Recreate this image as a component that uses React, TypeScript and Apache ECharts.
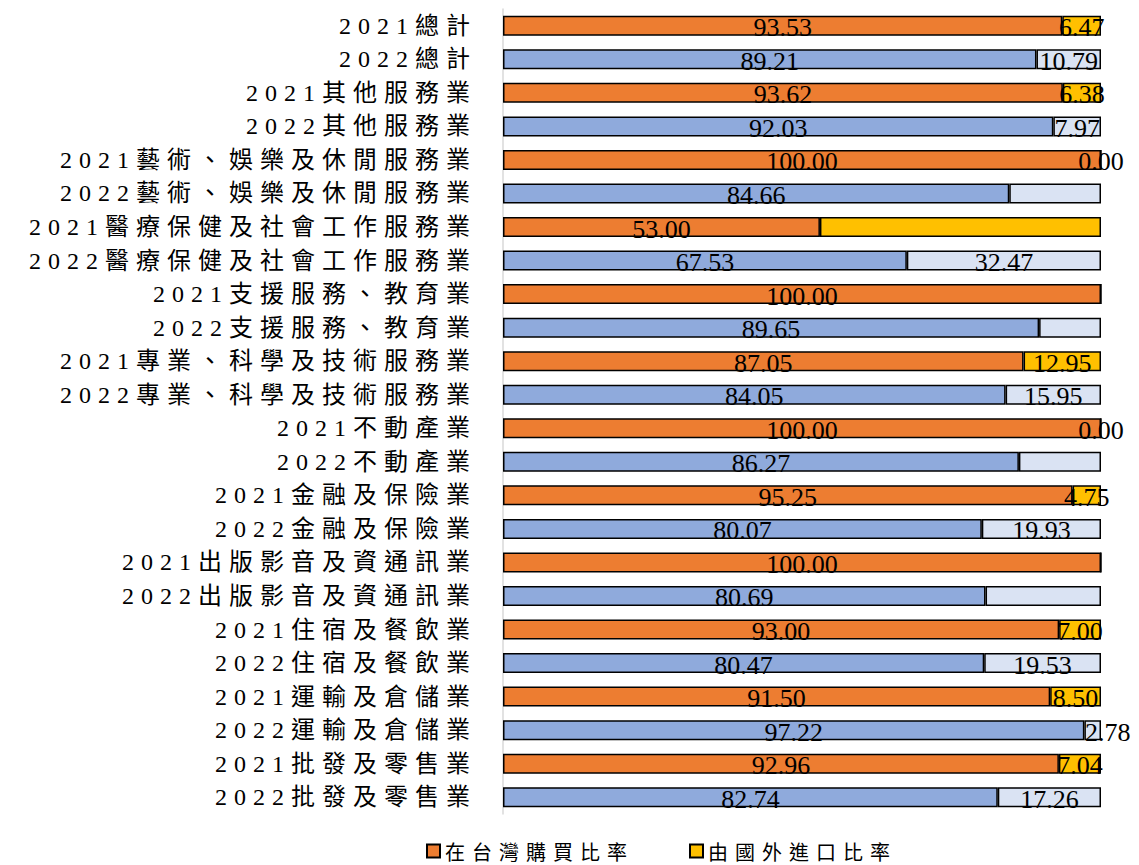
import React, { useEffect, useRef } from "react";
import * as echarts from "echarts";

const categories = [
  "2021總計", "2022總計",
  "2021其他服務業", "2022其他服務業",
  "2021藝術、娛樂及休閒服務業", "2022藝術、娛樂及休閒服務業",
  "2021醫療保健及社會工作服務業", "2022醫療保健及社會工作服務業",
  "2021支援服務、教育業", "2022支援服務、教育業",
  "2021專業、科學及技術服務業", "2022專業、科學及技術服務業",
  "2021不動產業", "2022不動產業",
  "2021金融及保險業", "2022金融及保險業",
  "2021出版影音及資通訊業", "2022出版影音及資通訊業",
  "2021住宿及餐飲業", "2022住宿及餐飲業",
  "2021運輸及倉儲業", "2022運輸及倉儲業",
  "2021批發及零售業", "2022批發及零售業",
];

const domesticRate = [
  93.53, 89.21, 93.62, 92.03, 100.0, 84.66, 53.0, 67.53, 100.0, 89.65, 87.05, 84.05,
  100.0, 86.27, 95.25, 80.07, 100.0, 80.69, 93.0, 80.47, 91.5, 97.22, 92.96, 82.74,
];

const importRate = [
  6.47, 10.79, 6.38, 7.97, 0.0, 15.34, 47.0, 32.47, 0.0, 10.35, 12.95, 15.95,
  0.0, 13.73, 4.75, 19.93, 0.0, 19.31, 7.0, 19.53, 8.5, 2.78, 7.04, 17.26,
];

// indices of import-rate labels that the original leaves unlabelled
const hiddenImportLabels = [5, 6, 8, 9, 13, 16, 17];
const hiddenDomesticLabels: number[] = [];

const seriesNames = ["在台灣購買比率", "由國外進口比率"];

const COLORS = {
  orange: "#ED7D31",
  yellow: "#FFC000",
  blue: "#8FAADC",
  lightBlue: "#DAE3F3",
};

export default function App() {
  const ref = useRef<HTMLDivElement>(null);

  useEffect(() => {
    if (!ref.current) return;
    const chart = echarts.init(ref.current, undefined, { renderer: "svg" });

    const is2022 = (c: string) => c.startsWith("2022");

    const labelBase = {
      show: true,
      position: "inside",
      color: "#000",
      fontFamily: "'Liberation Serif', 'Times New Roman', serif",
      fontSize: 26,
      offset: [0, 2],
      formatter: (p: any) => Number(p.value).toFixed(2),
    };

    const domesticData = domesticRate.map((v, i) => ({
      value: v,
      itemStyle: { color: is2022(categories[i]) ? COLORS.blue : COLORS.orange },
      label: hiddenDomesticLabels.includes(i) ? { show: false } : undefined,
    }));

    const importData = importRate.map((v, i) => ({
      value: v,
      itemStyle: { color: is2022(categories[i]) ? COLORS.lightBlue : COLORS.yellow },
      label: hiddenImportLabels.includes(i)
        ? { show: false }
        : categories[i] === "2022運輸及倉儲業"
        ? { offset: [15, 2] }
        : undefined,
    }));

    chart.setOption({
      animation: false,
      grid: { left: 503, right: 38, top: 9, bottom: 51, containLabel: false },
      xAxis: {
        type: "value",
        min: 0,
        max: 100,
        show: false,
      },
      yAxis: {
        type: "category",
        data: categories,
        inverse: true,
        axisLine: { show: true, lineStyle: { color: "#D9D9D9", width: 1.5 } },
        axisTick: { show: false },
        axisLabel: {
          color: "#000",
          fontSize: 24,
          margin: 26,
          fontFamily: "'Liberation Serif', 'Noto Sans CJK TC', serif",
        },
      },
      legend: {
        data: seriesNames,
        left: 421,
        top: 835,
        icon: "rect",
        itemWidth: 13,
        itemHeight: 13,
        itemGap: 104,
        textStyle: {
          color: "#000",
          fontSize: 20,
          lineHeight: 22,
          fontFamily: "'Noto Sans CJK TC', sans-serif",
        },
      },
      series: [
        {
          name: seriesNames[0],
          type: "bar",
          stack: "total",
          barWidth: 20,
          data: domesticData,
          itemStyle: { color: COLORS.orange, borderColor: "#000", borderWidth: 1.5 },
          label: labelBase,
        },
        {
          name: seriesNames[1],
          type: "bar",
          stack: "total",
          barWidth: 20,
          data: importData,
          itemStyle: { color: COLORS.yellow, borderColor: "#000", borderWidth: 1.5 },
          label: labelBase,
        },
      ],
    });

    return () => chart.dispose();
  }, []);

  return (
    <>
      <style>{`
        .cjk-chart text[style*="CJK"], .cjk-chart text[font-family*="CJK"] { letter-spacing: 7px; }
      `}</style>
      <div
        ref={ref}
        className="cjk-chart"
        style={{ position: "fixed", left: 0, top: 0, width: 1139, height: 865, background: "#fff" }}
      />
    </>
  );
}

################

Extract the full listing above verbatim; pictures are to be left out of the copy.

Recreate this image as a component that uses React, TypeScript and Apache ECharts.
import React, { useEffect, useRef } from "react";
import * as echarts from "echarts";

const categories = [
  "2021總計", "2022總計",
  "2021其他服務業", "2022其他服務業",
  "2021藝術、娛樂及休閒服務業", "2022藝術、娛樂及休閒服務業",
  "2021醫療保健及社會工作服務業", "2022醫療保健及社會工作服務業",
  "2021支援服務、教育業", "2022支援服務、教育業",
  "2021專業、科學及技術服務業", "2022專業、科學及技術服務業",
  "2021不動產業", "2022不動產業",
  "2021金融及保險業", "2022金融及保險業",
  "2021出版影音及資通訊業", "2022出版影音及資通訊業",
  "2021住宿及餐飲業", "2022住宿及餐飲業",
  "2021運輸及倉儲業", "2022運輸及倉儲業",
  "2021批發及零售業", "2022批發及零售業",
];

const domesticRate = [
  93.53, 89.21, 93.62, 92.03, 100.0, 84.66, 53.0, 67.53, 100.0, 89.65, 87.05, 84.05,
  100.0, 86.27, 95.25, 80.07, 100.0, 80.69, 93.0, 80.47, 91.5, 97.22, 92.96, 82.74,
];

const importRate = [
  6.47, 10.79, 6.38, 7.97, 0.0, 15.34, 47.0, 32.47, 0.0, 10.35, 12.95, 15.95,
  0.0, 13.73, 4.75, 19.93, 0.0, 19.31, 7.0, 19.53, 8.5, 2.78, 7.04, 17.26,
];

// indices of import-rate labels that the original leaves unlabelled
const hiddenImportLabels = [5, 6, 8, 9, 13, 16, 17];
const hiddenDomesticLabels: number[] = [];

const seriesNames = ["在台灣購買比率", "由國外進口比率"];

const COLORS = {
  orange: "#ED7D31",
  yellow: "#FFC000",
  blue: "#8FAADC",
  lightBlue: "#DAE3F3",
};

export default function App() {
  const ref = useRef<HTMLDivElement>(null);

  useEffect(() => {
    if (!ref.current) return;
    const chart = echarts.init(ref.current, undefined, { renderer: "svg" });

    const is2022 = (c: string) => c.startsWith("2022");

    const labelBase = {
      show: true,
      position: "inside",
      color: "#000",
      fontFamily: "'Liberation Serif', 'Times New Roman', serif",
      fontSize: 26,
      offset: [0, 2],
      formatter: (p: any) => Number(p.value).toFixed(2),
    };

    const domesticData = domesticRate.map((v, i) => ({
      value: v,
      itemStyle: { color: is2022(categories[i]) ? COLORS.blue : COLORS.orange },
      label: hiddenDomesticLabels.includes(i) ? { show: false } : undefined,
    }));

    const importData = importRate.map((v, i) => ({
      value: v,
      itemStyle: { color: is2022(categories[i]) ? COLORS.lightBlue : COLORS.yellow },
      label: hiddenImportLabels.includes(i)
        ? { show: false }
        : categories[i] === "2022運輸及倉儲業"
        ? { offset: [15, 2] }
        : undefined,
    }));

    chart.setOption({
      animation: false,
      grid: { left: 503, right: 38, top: 9, bottom: 51, containLabel: false },
      xAxis: {
        type: "value",
        min: 0,
        max: 100,
        show: false,
      },
      yAxis: {
        type: "category",
        data: categories,
        inverse: true,
        axisLine: { show: true, lineStyle: { color: "#D9D9D9", width: 1.5 } },
        axisTick: { show: false },
        axisLabel: {
          color: "#000",
          fontSize: 24,
          margin: 26,
          fontFamily: "'Liberation Serif', 'Noto Sans CJK TC', serif",
        },
      },
      legend: {
        data: seriesNames,
        left: 421,
        top: 835,
        icon: "rect",
        itemWidth: 13,
        itemHeight: 13,
        itemGap: 104,
        textStyle: {
          color: "#000",
          fontSize: 20,
          lineHeight: 22,
          fontFamily: "'Noto Sans CJK TC', sans-serif",
        },
      },
      series: [
        {
          name: seriesNames[0],
          type: "bar",
          stack: "total",
          barWidth: 20,
          data: domesticData,
          itemStyle: { color: COLORS.orange, borderColor: "#000", borderWidth: 1.5 },
          label: labelBase,
        },
        {
          name: seriesNames[1],
          type: "bar",
          stack: "total",
          barWidth: 20,
          data: importData,
          itemStyle: { color: COLORS.yellow, borderColor: "#000", borderWidth: 1.5 },
          label: labelBase,
        },
      ],
    });

    return () => chart.dispose();
  }, []);

  return (
    <>
      <style>{`
        .cjk-chart text[style*="CJK"], .cjk-chart text[font-family*="CJK"] { letter-spacing: 7px; }
      `}</style>
      <div
        ref={ref}
        className="cjk-chart"
        style={{ position: "fixed", left: 0, top: 0, width: 1139, height: 865, background: "#fff" }}
      />
    </>
  );
}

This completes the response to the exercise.